▶ Problem to solve
All of the lines below are to be printed again exactly; images are excluded from the output.

:: Data block

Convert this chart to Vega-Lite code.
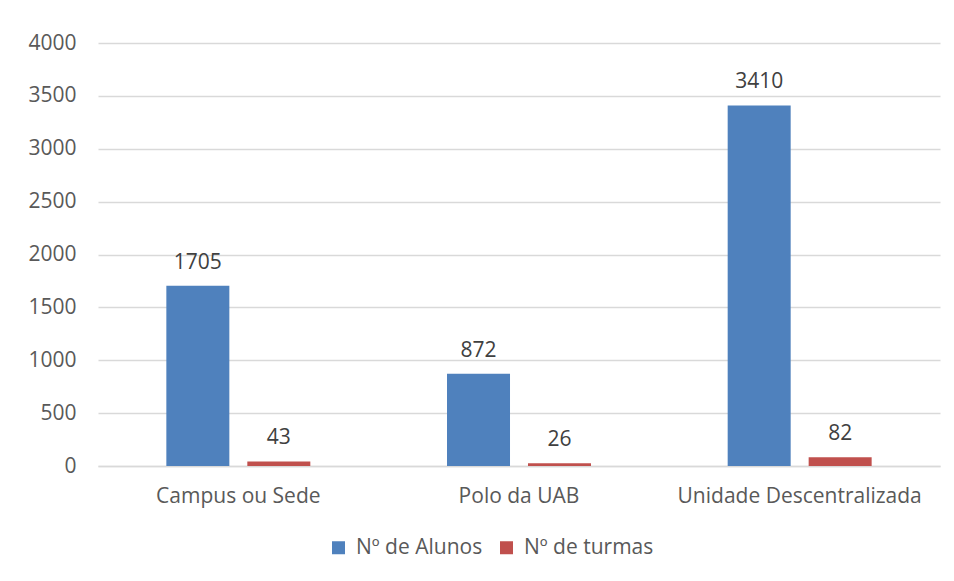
{
  "$schema": "https://vega.github.io/schema/vega-lite/v6.json",
  "autosize": {"type": "none"},
  "width": 842,
  "height": 423,
  "padding": {"left": 98, "top": 43, "right": 14, "bottom": 115},
  "background": "white",
  "config": {
    "font": "Open Sans",
    "view": {"stroke": null},
    "axis": {"labelFont": "Open Sans", "labelColor": "#595959", "labelFontSize": 21, "labelLimit": 0},
    "legend": {"labelFont": "Open Sans", "labelColor": "#595959", "labelFontSize": 21, "labelLimit": 0}
  },
  "data": {
    "values": [
      {"local": "Campus ou Sede", "serie": "Nº de Alunos", "valor": 1705},
      {"local": "Campus ou Sede", "serie": "Nº de turmas", "valor": 43},
      {"local": "Polo da UAB", "serie": "Nº de Alunos", "valor": 872},
      {"local": "Polo da UAB", "serie": "Nº de turmas", "valor": 26},
      {"local": "Unidade Descentralizada", "serie": "Nº de Alunos", "valor": 3410},
      {"local": "Unidade Descentralizada", "serie": "Nº de turmas", "valor": 82}
    ]
  },
  "encoding": {
    "x": {
      "field": "local", "type": "nominal", "sort": null, "title": null,
      "scale": {"paddingInner": 0, "paddingOuter": 0},
      "axis": {"labelAngle": 0, "ticks": false, "domain": true, "domainColor": "#D9D9D9", "domainWidth": 1.5, "labelPadding": 19}
    },
    "xOffset": {
      "field": "serie", "type": "nominal", "sort": null,
      "scale": {"paddingInner": 0.222, "paddingOuter": 0.844}
    },
    "y": {
      "field": "valor", "type": "quantitative", "title": null,
      "scale": {"domain": [0, 4000], "nice": false},
      "axis": {"values": [0, 500, 1000, 1500, 2000, 2500, 3000, 3500, 4000], "format": "d", "ticks": false, "domain": false, "gridColor": "#D9D9D9", "gridWidth": 1.5, "labelPadding": 22}
    }
  },
  "layer": [
    {
      "mark": {"type": "bar"},
      "encoding": {
        "color": {
          "field": "serie", "type": "nominal", "sort": null, "title": null,
          "scale": {"domain": ["Nº de Alunos", "Nº de turmas"], "range": ["#4F81BD", "#C0504D"]},
          "legend": {
            "orient": "none", "direction": "horizontal", "legendX": 230, "legendY": 494,
            "symbolType": "square", "symbolSize": 169, "symbolStrokeWidth": 0, "symbolOpacity": 1,
            "columnPadding": 13, "labelOffset": 7
          }
        }
      }
    },
    {
      "mark": {"type": "text", "baseline": "alphabetic", "dy": -17, "fontSize": 21, "color": "#404040", "font": "Open Sans"},
      "encoding": {"text": {"field": "valor", "type": "quantitative", "format": "d"}}
    }
  ]
}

::::

▶ Written answer
Convert this chart to Vega-Lite code.
{
  "$schema": "https://vega.github.io/schema/vega-lite/v6.json",
  "autosize": {"type": "none"},
  "width": 842,
  "height": 423,
  "padding": {"left": 98, "top": 43, "right": 14, "bottom": 115},
  "background": "white",
  "config": {
    "font": "Open Sans",
    "view": {"stroke": null},
    "axis": {"labelFont": "Open Sans", "labelColor": "#595959", "labelFontSize": 21, "labelLimit": 0},
    "legend": {"labelFont": "Open Sans", "labelColor": "#595959", "labelFontSize": 21, "labelLimit": 0}
  },
  "data": {
    "values": [
      {"local": "Campus ou Sede", "serie": "Nº de Alunos", "valor": 1705},
      {"local": "Campus ou Sede", "serie": "Nº de turmas", "valor": 43},
      {"local": "Polo da UAB", "serie": "Nº de Alunos", "valor": 872},
      {"local": "Polo da UAB", "serie": "Nº de turmas", "valor": 26},
      {"local": "Unidade Descentralizada", "serie": "Nº de Alunos", "valor": 3410},
      {"local": "Unidade Descentralizada", "serie": "Nº de turmas", "valor": 82}
    ]
  },
  "encoding": {
    "x": {
      "field": "local", "type": "nominal", "sort": null, "title": null,
      "scale": {"paddingInner": 0, "paddingOuter": 0},
      "axis": {"labelAngle": 0, "ticks": false, "domain": true, "domainColor": "#D9D9D9", "domainWidth": 1.5, "labelPadding": 19}
    },
    "xOffset": {
      "field": "serie", "type": "nominal", "sort": null,
      "scale": {"paddingInner": 0.222, "paddingOuter": 0.844}
    },
    "y": {
      "field": "valor", "type": "quantitative", "title": null,
      "scale": {"domain": [0, 4000], "nice": false},
      "axis": {"values": [0, 500, 1000, 1500, 2000, 2500, 3000, 3500, 4000], "format": "d", "ticks": false, "domain": false, "gridColor": "#D9D9D9", "gridWidth": 1.5, "labelPadding": 22}
    }
  },
  "layer": [
    {
      "mark": {"type": "bar"},
      "encoding": {
        "color": {
          "field": "serie", "type": "nominal", "sort": null, "title": null,
          "scale": {"domain": ["Nº de Alunos", "Nº de turmas"], "range": ["#4F81BD", "#C0504D"]},
          "legend": {
            "orient": "none", "direction": "horizontal", "legendX": 230, "legendY": 494,
            "symbolType": "square", "symbolSize": 169, "symbolStrokeWidth": 0, "symbolOpacity": 1,
            "columnPadding": 13, "labelOffset": 7
          }
        }
      }
    },
    {
      "mark": {"type": "text", "baseline": "alphabetic", "dy": -17, "fontSize": 21, "color": "#404040", "font": "Open Sans"},
      "encoding": {"text": {"field": "valor", "type": "quantitative", "format": "d"}}
    }
  ]
}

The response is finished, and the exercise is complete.